4. Be Short and to the Point
A short, positive, private response is best, one that recognizes and validates the concern and provides a solution. If all goes well and the customer is appeased, you can politely ask that they update or amend their original complaint, or remove it from the site completely. You want the general public to see the matter has been addressed and a positive conclusion has been met.
The most important part of dealing with complaints is controlling the situation so it does not get out of control. That way, even if those tactics fail, you can always request a single complaint be removed by filing a request to Google.
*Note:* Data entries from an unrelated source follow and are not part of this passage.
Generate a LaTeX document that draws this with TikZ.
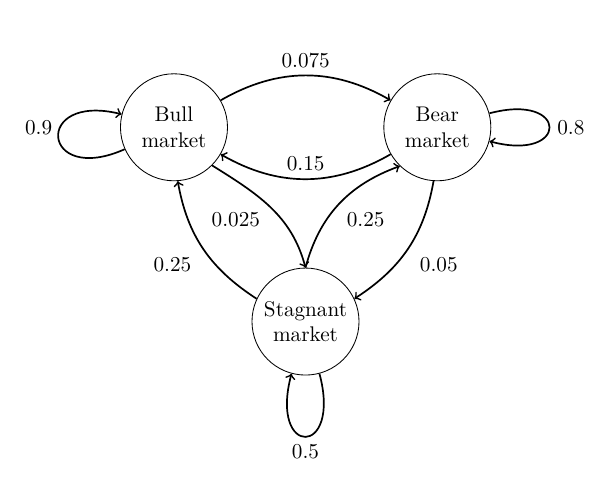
\documentclass[tikz,border=0pt]{standalone}
\usepackage{amsmath,amssymb}
\begin{document}
\begin{tikzpicture}[->,auto,node distance=4.365cm,thick,
  market/.style={circle,draw,thin,minimum size=1.774cm,inner sep=0pt,align=center}]
\useasboundingbox (-2.884,-5.830) rectangle (7.194,2.110);
\node[market] (Bu) {Bull\\market};
\node[market] (Be) [right of=Bu] {Bear\\market};
\node[market] (St) at (2.18,-3.22) {Stagnant\\market};
\draw (Bu) to[out=204,in=166,looseness=6.7] node[left,pos=0.6] {0.9} (Bu);
\draw (Be) to[out=15,in=-15,looseness=7.6] node[right] {0.8} (Be);
\draw (St) to[out=285,in=255,looseness=8] node[below] {0.5} (St);
\draw (Bu.30) to[out=30,in=150] node {0.075} (Be.150);
\draw (Be.210) to[out=210,in=-30] node[swap] {0.15} (Bu.-30);
\draw (Bu.-45) to[out=-32,in=105] node[swap,pos=0.47] {0.025} (St.north);
\draw (St.north) to[out=75,in=200] node[swap] {0.25} (Be.-134);
\draw (St.155) to[out=147,in=-80] node[xshift=-2pt] {0.25} (Bu.-86);
\draw (Be.-94) to[out=-100,in=33] node[xshift=2pt] {0.05} (St.25);
\end{tikzpicture}
\end{document}
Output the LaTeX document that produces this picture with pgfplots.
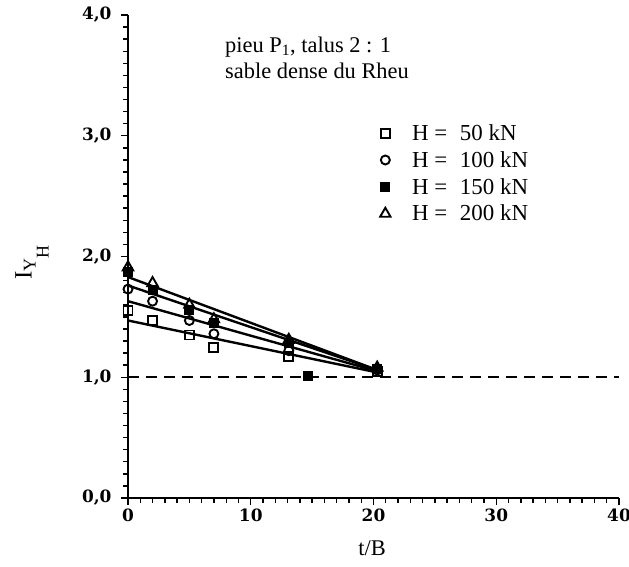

What is more challenging is dealing with dozens of complaints because you fanned the flames.
5. Respond Only When You Are Calm
If the customer is still upset and unsatisfied and you have done everything in your power to address the matter, take the issue back online to post a short response. The purpose of this response is, again, not to spur a debate but to calmly correct the facts without getting into too many specifics.
It's more important to appear as a professional business that's serious about addressing customer concerns than it is to be right. Lawsuits are time-consuming, expensive and very public, so the result, even if you win, won't necessarily cast you in a stellar light.
Dealing with complaints is not a battle. This is not an argument you can "win." The longer you allow the debate to go on, the more exposure and negative attention you are drawing to your business. And yes, there is such a thing as bad press.
So, deal with your customers with respect and take complaints seriously. Over time they will become your greatest supports instead of detractors.